Most millennials do not opt to take Politics at A-level, having no prior experience of the subject at GCSE level. Less than 13,000 students opted to take Politics at A level in 2013, a low number compared to the uptake witnessed in other subjects such as History (54,000) and Geography (36,000), which are also subject options at GSCE level. Less than a dozen students in my year opted to study politics – for the rest of us (including myself) – our political knowledge remained stunted. When I turned 18, I knew little of contemporary politics and my knowledge of Benjamin Disraeli surpassed that of Gordon Brown. I was born in a constituency which had been represented by Labour since the seventies, and I was naturally compelled to support the party. But I couldn’t name or differentiate between parties and their policies, and I was not alone. Would teaching Politics in schools as a compulsory GCSE foster an interest and better understanding of political affairs which young people would carry into their twenties, and later life? I believe so.
The counter-argument to teaching Politics in schools is that the Politics curriculum would be skewed in favour of the presiding Government at the time. The possibility of indoctrination would also be a risk as teachers could use their classrooms to influence bias – for instance – schools in Labour / Conservative majority areas could encourage their students to support the constituent party. The problem with this counter-argument is that this is already occurring – in addition to fifteen years of a Labour government during millennial’s formative years at school, many schools are already being criticised and accused for their left-wing bias. Society encourages us to be tolerant, but how can we achieve political tolerance if teachers are not presenting the full spectrum of political ideologies to their students? It could be argued that these schools are inadvertently raising a radically left-wing generation, who may be left-wing without choice.
This lack of choice is being exacerbated by the role of social media, which has come to play a huge part in recent elections and referenda. Millennials have and are continuing to develop their political understanding through social media, such as Facebook and Twitter. The issue with this is that millennials are only seeing a limited snapshot of political affairs, such as ‘trending’ news. Trends do not necessarily convey truth, and in our post-truth world saturated with fake news, where anyone can publish online, how are we to teach young people to analyse and question multiple sources of political information before they form an opinion? In other subjects such as history, literature, and science – this questioning begins in the classroom. Why not with Politics?

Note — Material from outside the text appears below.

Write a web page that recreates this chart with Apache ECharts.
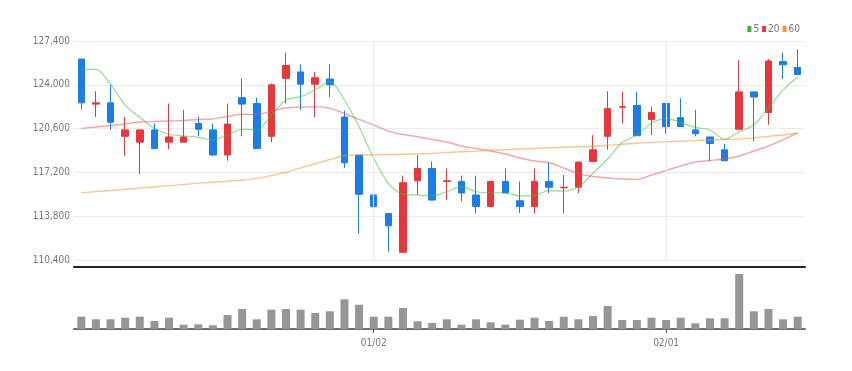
<!DOCTYPE html>
<html><head><meta charset="utf-8">
<script src="https://cdn.jsdelivr.net/npm/echarts@6/dist/echarts.min.js"></script>
<style>html,body{margin:0;padding:0;background:#fff}#c{width:852px;height:371px}</style>
</head><body><div id="c"></div>
<script>
const dates = ['12/02','12/05','12/06','12/07','12/08','12/09','12/12','12/13','12/14','12/15',
  '12/16','12/19','12/20','12/21','12/22','12/23','12/26','12/27','12/28','12/29',
  '01/02','01/03','01/04','01/05','01/06','01/09','01/10','01/11','01/12','01/13',
  '01/16','01/17','01/18','01/19','01/20','01/25','01/26','01/27','01/30','01/31',
  '02/01','02/02','02/03','02/06','02/07','02/08','02/09','02/10','02/13','02/14'];
const monthTicks = ['01/02','02/01'];
const yTicks = [110400, 113800, 117200, 120600, 124000, 127400];

const opens  = [126000,122500,122600,120000,119550,120500,119550,119550,121000,120500,
  118550,123000,122550,120000,124500,125000,124050,124450,121500,118550,
  115450,114000,111000,116550,117500,116500,116500,115450,114550,116500,
  115000,114550,116500,116000,116050,118050,120000,122250,122400,121300,
  122550,121450,120500,119950,118950,120550,123450,121850,125800,125350];
const closes = [122600,122600,121100,120500,120500,119050,119950,119950,120550,118550,
  120950,122500,119050,124000,125500,124050,124550,124000,117950,115500,
  114550,113050,116400,117500,115050,116550,115600,114550,116500,115600,
  114550,116500,116050,116050,118000,118950,122150,122300,120050,121850,
  120750,120750,120200,119450,118100,123450,123050,125850,125550,124800];
const lows   = [122100,121500,120500,118500,117050,119050,119000,119550,120000,118500,
  118100,120000,119050,119550,122550,122050,121500,123050,117550,112450,
  114000,111050,111000,115450,115050,115050,114950,114000,114550,115600,
  114050,114000,115600,114000,115600,118050,118950,121000,120050,120100,
  120200,120750,120000,118100,118100,120550,119600,120900,124450,124800];
const highs  = [126000,123500,124000,121500,120500,121000,122550,122050,121500,121000,
  122550,124500,123000,124100,126500,125600,125000,125600,122000,118550,
  116950,114000,116950,118550,118050,117500,116950,116950,116500,117500,
  116500,117500,118000,117000,118000,120100,123500,123450,123450,122300,
  122550,122950,122050,119950,119400,125900,123450,126000,126500,126750];

const ma5  = [125200,125200,124040,122430,121480,120620,120160,120030,119920,119720,
  120100,120550,120490,121650,122820,123080,123600,124240,122820,120750,
  118290,116350,115520,115450,115370,115700,116090,115700,115620,115620,
  115370,115420,115780,115750,116090,117130,118240,119520,120100,121010,
  121400,121060,120700,120490,119770,120360,120880,122180,123600,124630];
const ma20 = [120620,120720,120840,120960,121110,121150,121190,121230,121310,121350,
  121540,121710,121690,121970,122200,122280,122290,122180,121770,121310,
  120880,120410,120140,119970,119750,119560,119250,119060,118860,118630,
  118320,118080,117950,117540,117110,116880,116770,116690,116660,117000,
  117350,117700,118010,118120,118240,118470,118860,119250,119720,120280];
const ma60 = [115620,115710,115800,115890,115980,116070,116170,116260,116370,116430,
  116520,116610,116740,116950,117210,117550,117870,118200,118490,118550,
  118570,118580,118610,118640,118680,118750,118800,118850,118920,118970,
  119020,119060,119110,119150,119190,119230,119300,119380,119460,119520,
  119580,119620,119670,119710,119750,119790,119890,119990,120100,120240];

const volumes = [123000,97000,97000,113000,123000,80000,113000,43000,47000,37000,
  140000,200000,97000,193000,200000,193000,160000,177000,297000,243000,
  123000,123000,210000,77000,60000,97000,43000,97000,67000,43000,
  93000,113000,80000,123000,97000,130000,230000,90000,90000,113000,
  90000,113000,57000,107000,107000,550000,177000,200000,97000,123000];

const FONT = '"Liberation Sans Narrow","DejaVu Sans Condensed","Roboto Condensed",sans-serif';
const UP = '#e8363b', DOWN = '#1a7de8';
const candle = dates.map((d, i) => [opens[i], closes[i], lows[i], highs[i]]);
const isMonth = (i, v) => monthTicks.indexOf(v) >= 0;

const chart = echarts.init(document.getElementById('c'), null, {renderer: 'canvas'});
chart.setOption({
  animation: false,
  backgroundColor: '#fff',
  textStyle: {fontFamily: FONT},
  legend: {
    right: 47, top: 19, itemWidth: 4, itemHeight: 6, itemGap: 3,
    icon: 'rect',
    textStyle: {fontSize: 10, color: '#777', fontFamily: FONT, padding: [0, 0, 0, -3]},
    data: [
      {name: '5', itemStyle: {color: '#2fb52f', opacity: 1}},
      {name: '20', itemStyle: {color: '#e8363b', opacity: 1}},
      {name: '60', itemStyle: {color: '#f5952f', opacity: 1}}
    ]
  },
  grid: [
    {left: 74, right: 47, top: 41, height: 219},
    {left: 74, right: 47, top: 270, height: 59}
  ],
  xAxis: [
    {type: 'category', gridIndex: 0, data: dates, boundaryGap: true, offset: 7,
     axisLine: {show: true, lineStyle: {color: '#222', width: 2}},
     axisTick: {show: false}, axisLabel: {show: false}, splitLine: {show: false}},
    {type: 'category', gridIndex: 1, data: dates, boundaryGap: true,
     axisLine: {show: true, lineStyle: {color: '#707070', width: 2}},
     axisTick: {show: true, alignWithLabel: true, interval: isMonth, length: 4, lineStyle: {color: '#555'}},
     axisLabel: {show: true, interval: isMonth, color: '#777', fontSize: 10, margin: 9, fontFamily: FONT},
     splitLine: {show: false}}
  ],
  yAxis: [
    {type: 'value', gridIndex: 0, min: yTicks[0], max: yTicks[yTicks.length - 1], interval: yTicks[1] - yTicks[0],
     axisLine: {show: false}, axisTick: {show: false},
     axisLabel: {color: '#777', fontSize: 10, margin: 4, fontFamily: FONT,
       formatter: v => v.toLocaleString('en-US')},
     splitLine: {lineStyle: {color: '#ebebeb', width: 1}}},
    {type: 'value', gridIndex: 1, min: 0, max: 590000, show: false, splitLine: {show: false}}
  ],
  series: [
    {type: 'candlestick', name: 'price', xAxisIndex: 0, yAxisIndex: 0, data: candle, barWidth: 7,
     itemStyle: {color: UP, color0: DOWN, borderColor: UP, borderColor0: DOWN, borderWidth: 1},
     markLine: {silent: true, symbol: 'none', label: {show: false},
       lineStyle: {color: '#ebebeb', type: 'solid', width: 1},
       data: monthTicks.map(v => ({xAxis: v}))}},
    {type: 'line', name: '5', xAxisIndex: 0, yAxisIndex: 0, data: ma5, smooth: 0.3, showSymbol: false,
     itemStyle: {color: '#2fb52f'}, lineStyle: {color: 'rgba(60,190,60,0.55)', width: 1.2}, z: 3},
    {type: 'line', name: '20', xAxisIndex: 0, yAxisIndex: 0, data: ma20, smooth: 0.3, showSymbol: false,
     itemStyle: {color: '#e8363b'}, lineStyle: {color: 'rgba(235,80,90,0.5)', width: 1.4}, z: 3},
    {type: 'line', name: '60', xAxisIndex: 0, yAxisIndex: 0, data: ma60, smooth: 0.3, showSymbol: false,
     itemStyle: {color: '#f5952f'}, lineStyle: {color: 'rgba(245,150,60,0.55)', width: 1.4}, z: 3},
    {type: 'bar', name: 'volume', xAxisIndex: 1, yAxisIndex: 1, data: volumes, barWidth: 8,
     itemStyle: {color: '#969696'}}
  ]
});
</script></body></html>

Besides this, political knowledge is subject to bias on social media, which is currently being manipulated for political affairs within 18 countries and systematically used to spread hatred against individuals, groups and collective ideas. As Millennials are more likely to discover political news on social media than on any other outlet, and are more likely to engage with similar-minded individuals within their demographic – they are highly susceptible to this bias, prime targets for political manipulation, and are incorporated into a network which promotes shared thought, whilst simultaneously attacking ‘the other.’ Social Media has created a digital echo chamber – a shared reality – where individuals feel secure in the knowledge that their opinions are validated by others. The issue here is that individuals are becoming increasingly narrow-minded: a recent study published by the Journal of Experimental and Social Psychology revealed that 63% of participants chose to receive $7 for reading an article which agreed with them, rather than receive $10 for reading an article which challenged their views.
Adding Politics to the GCSE curriculum could inform students of the full political spectrum and enable them to form their political opinions before they consult social media first. If funding and resources complicated this addition, could Politics be incorporated into General Studies at A-Level? General studies prepared me for little in life; it did not teach me how to pay the bills or how to budget and save money effectively. A subject still ignored by most Universities, its relevance may be increased if it taught students about their right to vote, the parties they can vote for, and why they should be interested in the political future of their country.
The aftermath of the Brexit referendum has reverberated with millennials who are actively engaging with Politics more than ever before – as evidenced by the high youth vote in the 2017 UK general election. However, if the present and coming generations are to retain this engagement, they need more than the history of Victorian Prime Ministers to motivate them. Teaching politics in schools could inspire the coming generations to vote in greater numbers and realise their political potential sooner. I educated myself about political affairs when I left school, however I would have understood the relevance and importance of Politics in my own life much sooner had I been introduced to the fundamental aspects at school. Teaching Politics in school may not eradicate the bias prevalent in political and social media, but it would help to eradicate the bias present in secondary schools, present the full political spectrum to students, and give them opportunity to form their own political reasoning.